# Need help with this initial-value problem

• Jan 31st 2010, 10:42 AM
steph3824
Need help with this initial-value problem
Find the solution of the given initial value problem in explicit form.

y' = x(x²+1) / 4y³, y(0) = -1 /√2

According to my textbook, the correct answer is y= -√((x²+1)/2)

Here is what I am doing and hopefully someone can tell me where I'm going wrong. I can see that it is separable, so I separated it and integrating both sides I got y^4=1/4x^4 + 1/2x² + C. Solving for C I got 1/4, however I am not sure that any of this is correct so far. Anyways, I know I'll never get the right answer unless I get the correct implicit solution and the correct value of C, so help me out with those if what I have written is incorrect!
• Jan 31st 2010, 10:49 AM
TheEmptySet
Quote:

Originally Posted by steph3824
Find the solution of the given initial value problem in explicit form.

y' = x(x²+1) / 4y³, y(0) = -1 /√2

According to my textbook, the correct answer is y= -√((x²+1)/2)

Here is what I am doing and hopefully someone can tell me where I'm going wrong. I can see that it is separable, so I separated it and integrating both sides I got y^4=1/4x^4 + 1/2x² + C. Solving for C I got 1/4, however I am not sure that any of this is correct so far. Anyways, I know I'll never get the right answer unless I get the correct implicit solution and the correct value of C, so help me out with those if what I have written is incorrect!

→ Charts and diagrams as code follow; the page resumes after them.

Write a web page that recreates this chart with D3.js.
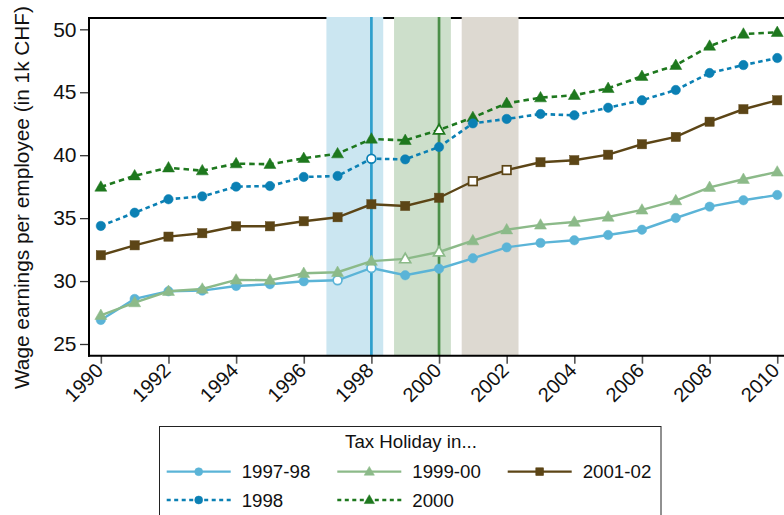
<!DOCTYPE html>
<html><head><meta charset="utf-8">
<script src="https://cdn.jsdelivr.net/npm/d3@7"></script>
<style>body{margin:0;background:#fff}svg{display:block}text{font-family:"Liberation Sans",Arial,sans-serif;fill:#111}</style>
</head><body>
<script>
const years = d3.range(1990, 2011);
const s9798 = [26.91,28.58,29.19,29.24,29.61,29.75,29.98,30.06,31.04,30.46,30.98,31.81,32.68,33.03,33.24,33.66,34.08,35.01,35.91,36.42,36.84];
const s9900 = [27.28,28.29,29.19,29.37,30.09,30.07,30.62,30.70,31.58,31.76,32.31,33.21,34.08,34.46,34.69,35.09,35.65,36.39,37.45,38.09,38.67];
const s0102 = [32.05,32.84,33.53,33.80,34.35,34.35,34.75,35.07,36.10,35.97,36.62,37.93,38.82,39.44,39.60,40.04,40.87,41.45,42.66,43.65,44.36];
const s1998 = [34.38,35.43,36.50,36.73,37.50,37.55,38.27,38.35,39.72,39.67,40.65,42.53,42.88,43.27,43.17,43.77,44.36,45.18,46.53,47.16,47.72];
const s2000 = [37.47,38.37,39.00,38.77,39.33,39.28,39.75,40.12,41.29,41.18,42.00,43.00,44.12,44.57,44.76,45.31,46.27,47.14,48.67,49.63,49.76];
const yTicks = [25,30,35,40,45,50];
const xTicks = d3.range(1990, 2011, 2);
const bands = [[1996.67,1998.35],[1998.67,2000.35],[2000.67,2002.35]];
const vlines = [1998, 2000];

const W=784,H=515;
const svg=d3.select("body").append("svg").attr("width",W).attr("height",H);
const x=d3.scaleLinear().domain([1989.65,2010.2]).range([89,784]);
const y=d3.scaleLinear().domain([24.07,50.9]).range([355.7,18]);

// top frame line
svg.append("line").attr("x1",89).attr("x2",784).attr("y1",18).attr("y2",18).attr("stroke","#000").attr("stroke-width",2);

const bandCols=["#cbe6f1","#cddfcb","#ddd9d1"];
svg.selectAll(".band").data(bands).join("rect")
 .attr("x",d=>x(d[0])).attr("width",d=>x(d[1])-x(d[0]))
 .attr("y",17).attr("height",355.7-17).attr("fill",(d,i)=>bandCols[i]);
const vCols=["#2d9fcd","#4b8f49"];
svg.selectAll(".vl").data(vlines).join("line")
 .attr("x1",d=>x(d)).attr("x2",d=>x(d)).attr("y1",17).attr("y2",355.7)
 .attr("stroke",(d,i)=>vCols[i]).attr("stroke-width",2.7);

// axes
const yAxis=svg.append("g").attr("transform","translate(89,0)")
 .call(d3.axisLeft(y).tickValues(yTicks).tickSize(9).tickPadding(3.5));
yAxis.select(".domain").remove();
yAxis.selectAll(".tick line").attr("stroke","#333").attr("stroke-width",1.3);
yAxis.selectAll(".tick text").attr("font-size",21).attr("fill","#111").attr("font-family","Liberation Sans, Arial, sans-serif");
svg.append("line").attr("x1",89).attr("x2",89).attr("y1",17).attr("y2",356.7).attr("stroke","#000").attr("stroke-width",2);

const xAxis=svg.append("g").attr("transform","translate(0,355.7)")
 .call(d3.axisBottom(x).tickValues(xTicks).tickFormat(d3.format("d")).tickSize(8));
xAxis.select(".domain").remove();
xAxis.selectAll(".tick line").attr("stroke","#555").attr("stroke-width",1.6);
xAxis.selectAll(".tick text").attr("font-size",20).attr("fill","#111")
 .attr("font-family","Liberation Sans, Arial, sans-serif")
 .attr("text-anchor","end").attr("dy",null).attr("y",null)
 .attr("transform","translate(3,16) rotate(-45)");
svg.append("line").attr("x1",88).attr("x2",784).attr("y1",355.7).attr("y2",355.7).attr("stroke","#000").attr("stroke-width",2);

svg.append("text").attr("transform","translate(28.5,197.5) rotate(-90)")
 .attr("text-anchor","middle").attr("font-size",20.8).text("Wage earnings per employee (in 1k CHF)");

// series
const series=[
 {name:"1997-98",vals:s9798,color:"#5bb4d7",dash:null,shape:"circle",open:[1997,1998]},
 {name:"1999-00",vals:s9900,color:"#8cba89",dash:null,shape:"triangle",open:[1999,2000]},
 {name:"2001-02",vals:s0102,color:"#5c4516",dash:null,shape:"square",open:[2001,2002]},
 {name:"2000",vals:s2000,color:"#1e781e",dash:"5.5,4",shape:"triangle",open:[2000]},
 {name:"1998",vals:s1998,color:"#0b80b4",dash:"4.5,3.5",shape:"circle",open:[1998]}
];
function marker(g,shape,cx,cy,color,open,scale){
 scale=scale||1;
 let el;
 if(shape==="circle"){el=g.append("circle").attr("cx",cx).attr("cy",cy).attr("r",(open?4.4:4.7)*scale);}
 else if(shape==="square"){const s=(open?8.5:9.2)*scale;el=g.append("rect").attr("x",cx-s/2).attr("y",cy-s/2).attr("width",s).attr("height",s);}
 else {const w=(open?11:12)*scale,h=w*0.87;
  el=g.append("path").attr("d",`M${cx},${cy-h*0.6}L${cx+w/2},${cy+h*0.4}L${cx-w/2},${cy+h*0.4}Z`);}
 if(open) el.attr("fill","#fff").attr("stroke",color).attr("stroke-width",1.7);
 else el.attr("fill",color).attr("stroke",color).attr("stroke-width",0.5);
}
const line=d3.line().x(d=>x(d[0])).y(d=>y(d[1]));
series.forEach(s=>{
 const pts=years.map((yr,i)=>[yr,s.vals[i]]);
 const g=svg.append("g");
 g.append("path").attr("d",line(pts)).attr("fill","none").attr("stroke",s.color)
  .attr("stroke-width",s.dash?2.6:2.4).attr("stroke-dasharray",s.dash);
 pts.forEach(p=>marker(g,s.shape,x(p[0]),y(p[1]),s.color,s.open.includes(p[0])));
});

// legend
const lg=svg.append("g");
lg.append("rect").attr("x",159.5).attr("y",426.5).attr("width",501.5).attr("height",100).attr("fill","#fff").attr("stroke","#222").attr("stroke-width",1);
lg.append("text").attr("x",411).attr("y",448).attr("text-anchor","middle").attr("font-size",18.7).text("Tax Holiday in...");
const legItems=[
 {s:series[0],col:0,row:0},{s:series[1],col:1,row:0},{s:series[2],col:2,row:0},
 {s:series[4],col:0,row:1},{s:series[3],col:1,row:1}];
const colX=[166.7,337.3,507.7],rowY=[471.7,500];
legItems.forEach(it=>{
 const x0=colX[it.col],yy=rowY[it.row];
 lg.append("line").attr("x1",x0).attr("x2",x0+64).attr("y1",yy).attr("y2",yy)
  .attr("stroke",it.s.color).attr("stroke-width",it.s.dash?2.4:2.3).attr("stroke-dasharray",it.s.dash?"4,3.5":null);
 marker(lg,it.s.shape,x0+32,yy,it.s.color,false,0.85);
 lg.append("text").attr("x",x0+75).attr("y",yy+6.5).attr("font-size",18.7).text(it.s.name);
});
</script>
</body></html>
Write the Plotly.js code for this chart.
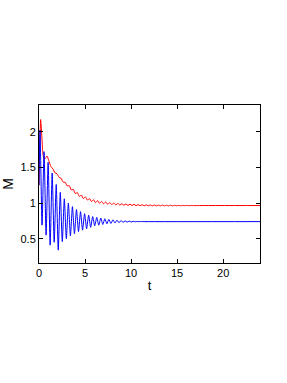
<!DOCTYPE html>
<html>
<head>
<meta charset="utf-8">
<script src="https://cdn.plot.ly/plotly-3.0.1.min.js"></script>
<style>html,body{margin:0;padding:0;background:#fff;}#plot{width:287px;height:383px;}</style>
</head>
<body>
<div id="plot"></div>
<script>
// Blue series (lower, strongly oscillating)
var blueT = [0, 0.11, 0.33, 0.55, 0.77, 0.99, 1.21, 1.43, 1.65, 1.87, 2.09, 2.31, 2.53, 2.75, 2.97, 3.19, 3.41, 3.63, 3.85, 4.07, 4.29, 4.51, 4.73, 4.95, 5.17, 5.39, 5.61, 5.83, 6.05, 6.27, 6.49, 6.71, 6.93, 7.15, 7.37, 7.59, 7.81, 8.03, 8.25, 8.47, 8.69, 8.91, 9.13, 9.35, 9.57, 9.79, 10.01, 10.23, 10.45, 10.67, 10.89, 11.11, 11.5, 24];
var blueM = [1.25, 2.02, 0.69, 1.72, 0.55, 1.57, 0.41, 1.42, 0.45, 1.26, 0.34, 1.15, 0.46, 1.06, 0.50, 1.00, 0.54, 0.95, 0.57, 0.91, 0.60, 0.88, 0.62, 0.85, 0.64, 0.83, 0.66, 0.81, 0.68, 0.80, 0.69, 0.79, 0.70, 0.78, 0.71, 0.77, 0.715, 0.765, 0.72, 0.76, 0.725, 0.755, 0.73, 0.75, 0.733, 0.747, 0.735, 0.744, 0.737, 0.742, 0.739, 0.741, 0.74, 0.74];

// Red series (upper, weakly oscillating)
var redT = [0, 0.18, 0.3, 0.42, 0.55, 0.7, 0.87, 1.05, 1.3, 1.52, 1.74, 1.96, 2.18, 2.40, 2.62, 2.84, 3.06, 3.28, 3.50, 3.72, 3.94, 4.16, 4.38, 4.60, 4.82, 5.04, 5.26, 5.48, 5.70, 5.92, 6.14, 6.36, 6.58, 6.80, 7.02, 7.24, 7.46, 7.68, 7.90, 8.12, 8.34, 8.56, 8.78, 9.00, 9.22, 9.44, 9.66, 9.88, 10.10, 10.32, 10.54, 10.76, 10.98, 11.20, 11.42, 11.64, 11.86, 12.08, 12.30, 12.52, 12.74, 12.96, 13.18, 13.40, 13.62, 13.84, 14.06, 14.28, 14.50, 14.72, 14.94, 15.16, 15.38, 15.60, 15.82, 16.04, 16.26, 16.48, 16.70, 17.2, 24];
var redM = [1.25, 2.17, 1.95, 1.70, 1.61, 1.63, 1.66, 1.60, 1.51, 1.478, 1.422, 1.41, 1.36, 1.347, 1.293, 1.292, 1.24, 1.245, 1.183, 1.192, 1.133, 1.147, 1.093, 1.112, 1.063, 1.087, 1.041, 1.064, 1.021, 1.047, 1.006, 1.035, 0.996, 1.023, 0.989, 1.015, 0.982, 1.006, 0.979, 1.0, 0.974, 0.994, 0.972, 0.99, 0.969, 0.987, 0.966, 0.985, 0.965, 0.982, 0.963, 0.979, 0.962, 0.977, 0.961, 0.976, 0.96, 0.974, 0.96, 0.973, 0.959, 0.972, 0.96, 0.971, 0.96, 0.97, 0.96, 0.969, 0.961, 0.968, 0.962, 0.968, 0.962, 0.967, 0.963, 0.967, 0.963, 0.966, 0.964, 0.965, 0.965];

var xTicks = [0, 5, 10, 15, 20];
var yTicks = [0.5, 1, 1.5, 2];

var traces = [
  {x: redT, y: redM, mode: 'lines', line: {color: '#ff0000', width: 1, shape: 'spline', smoothing: 0.6}, hoverinfo: 'skip'},
  {x: blueT, y: blueM, mode: 'lines', line: {color: '#0000ff', width: 1, shape: 'spline', smoothing: 0.6}, hoverinfo: 'skip'}
];

var axisCommon = {
  showgrid: false, zeroline: false, showline: true, mirror: 'ticks',
  linecolor: '#000', linewidth: 1, ticks: 'inside', ticklen: 4, tickcolor: '#000', tickwidth: 1,
  tickfont: {family: 'Liberation Sans, Arial, sans-serif', size: 11, color: '#000'}
};

var layout = {
  width: 287, height: 383,
  margin: {l: 39, r: 27, t: 105, b: 120},
  paper_bgcolor: '#fff', plot_bgcolor: '#fff',
  showlegend: false,
  xaxis: Object.assign({}, axisCommon, {
    range: [0, 24], tickvals: xTicks, ticktext: xTicks.map(String),
    title: {text: 't', font: {family: 'Liberation Sans, Arial, sans-serif', size: 13, color: '#000'}, standoff: 2}
  }),
  yaxis: Object.assign({}, axisCommon, {
    range: [0.16, 2.374], tickvals: yTicks, ticktext: yTicks.map(String),
    title: {text: 'M', font: {family: 'Liberation Sans, Arial, sans-serif', size: 14, color: '#000'}, standoff: 7}
  })
};

Plotly.newPlot('plot', traces, layout, {staticPlot: true, displayModeBar: false});
</script>
</body>
</html>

Okay so you have (It is correct) Just keep going

$\displaystyle y^4=\frac{1}{4}x^4+\frac{1}{2}x^2+\frac{1}{4}$

Now lets simplify the right hand side a bit

$\displaystyle y^4=\frac{1}{4}(x^4+2x^2+1)=\frac{1}{4}(x^2+1)^2$

Now take the 4th roots and simplify.(don't forget the plus or minus) The intial conditions which root you need to take to satisfy the equaiton.

I hope this helps(Wink)
• Jan 31st 2010, 11:24 AM
steph3824
That was definitely helpful...I was able to get to the correct answer after you showed the best way to simplify it, thanks!!